Le secteur a réussi à diversifier son offre pour attirer des touristes venus d’Arabie saoudite ou d’Iran, tandis que les européens reviennent en Turquie après avoir boudé le pays. Et la chute de la livre a de quoi séduire un peu plus des visiteurs munis d’euros.

Selon Firuz Baglikaya, le patron de la puissante Association des agences de voyage turques (Türsab), le nombre de touristes se rendant en Turquie est en augmentation de 30% cette année. « Nous tablons sur l’entrée de 32 milliards de dollars en devises étrangères », déclare-t-il à l’agence de presse étatique Anadolu. « Depuis 2017, notre objectif était d’attirer 40 millions de touristes (par an). Sauf développement négatif, cet objectif sera atteint » cette année, ajoute-t-il.
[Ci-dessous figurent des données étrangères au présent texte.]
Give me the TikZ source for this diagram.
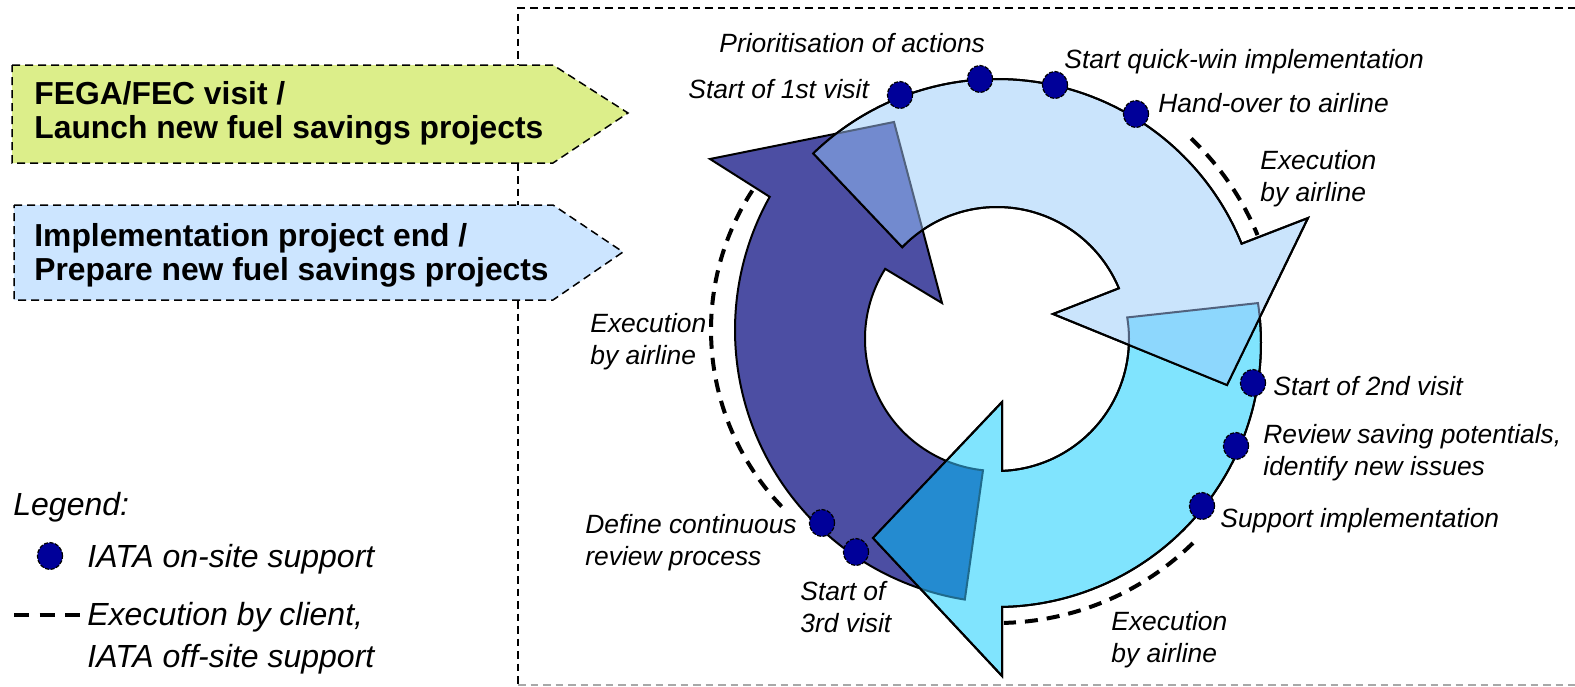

Dans les quartiers historiques d’Istanbul, comme à Eminönü, sur la rive européenne de l’ancienne capitale ottomane, les touristes reconnaissent volontiers que la chute de la livre a joué dans le choix de leur destination.

« En premier lieu, bien sûr, c’est un avantage pour nous », confie Barbara, une Allemande qui se promène avec son époux dans la Corne d’Or, le coeur historique et touristique de la partie européenne d’Istanbul. « Mais d’un autre côté, nous avons un peu de peine pour tous ces commerçants dans les boutiques qui ne gagnent plus autant. Donc il y a deux facettes » à la chute de la livre, relève-t-elle.
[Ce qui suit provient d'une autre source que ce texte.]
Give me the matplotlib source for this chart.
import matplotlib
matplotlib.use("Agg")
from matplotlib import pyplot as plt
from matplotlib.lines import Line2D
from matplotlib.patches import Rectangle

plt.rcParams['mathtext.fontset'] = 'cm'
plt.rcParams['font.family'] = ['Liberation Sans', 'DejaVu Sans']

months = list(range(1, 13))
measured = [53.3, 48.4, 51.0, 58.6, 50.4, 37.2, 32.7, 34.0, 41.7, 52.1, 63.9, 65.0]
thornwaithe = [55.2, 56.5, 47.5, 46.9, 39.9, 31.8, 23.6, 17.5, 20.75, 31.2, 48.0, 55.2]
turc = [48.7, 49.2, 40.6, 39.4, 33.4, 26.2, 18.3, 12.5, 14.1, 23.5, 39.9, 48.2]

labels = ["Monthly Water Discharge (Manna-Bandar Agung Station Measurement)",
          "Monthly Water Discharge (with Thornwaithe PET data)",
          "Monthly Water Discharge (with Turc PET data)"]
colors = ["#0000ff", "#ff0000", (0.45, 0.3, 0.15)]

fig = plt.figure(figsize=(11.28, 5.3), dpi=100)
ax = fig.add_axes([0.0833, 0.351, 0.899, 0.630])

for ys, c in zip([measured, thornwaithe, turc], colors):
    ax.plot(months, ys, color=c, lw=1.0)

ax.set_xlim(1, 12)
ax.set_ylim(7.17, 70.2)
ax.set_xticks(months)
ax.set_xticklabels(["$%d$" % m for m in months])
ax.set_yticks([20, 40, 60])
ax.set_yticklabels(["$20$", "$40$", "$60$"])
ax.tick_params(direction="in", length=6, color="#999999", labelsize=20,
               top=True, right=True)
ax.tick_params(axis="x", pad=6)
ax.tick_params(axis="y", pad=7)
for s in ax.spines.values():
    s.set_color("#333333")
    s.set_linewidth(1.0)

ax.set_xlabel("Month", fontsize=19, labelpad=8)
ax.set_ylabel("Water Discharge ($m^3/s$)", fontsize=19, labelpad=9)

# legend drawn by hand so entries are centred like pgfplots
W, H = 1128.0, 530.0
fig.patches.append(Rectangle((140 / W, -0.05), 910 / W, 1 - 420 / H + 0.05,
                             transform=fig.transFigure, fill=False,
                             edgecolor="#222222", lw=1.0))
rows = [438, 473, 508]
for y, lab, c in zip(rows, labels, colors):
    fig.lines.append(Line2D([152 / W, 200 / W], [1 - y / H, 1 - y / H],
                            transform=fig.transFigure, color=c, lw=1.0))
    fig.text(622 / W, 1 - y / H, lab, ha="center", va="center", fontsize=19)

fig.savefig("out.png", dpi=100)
Martin Bifrare, venue en famille de Suisse, envisage lui de profiter de l’aubaine en prolongeant son séjour à Istanbul, ville devenue plus abordable en raison des tourments de la livre turque. « Avec cette situation économique, cela pourrait faire que l’on décide par exemple de rester une semaine de plus », dit-il, « ou qu’on se permette quelques excursions que l’on n’aurait pas forcément faites autrement ».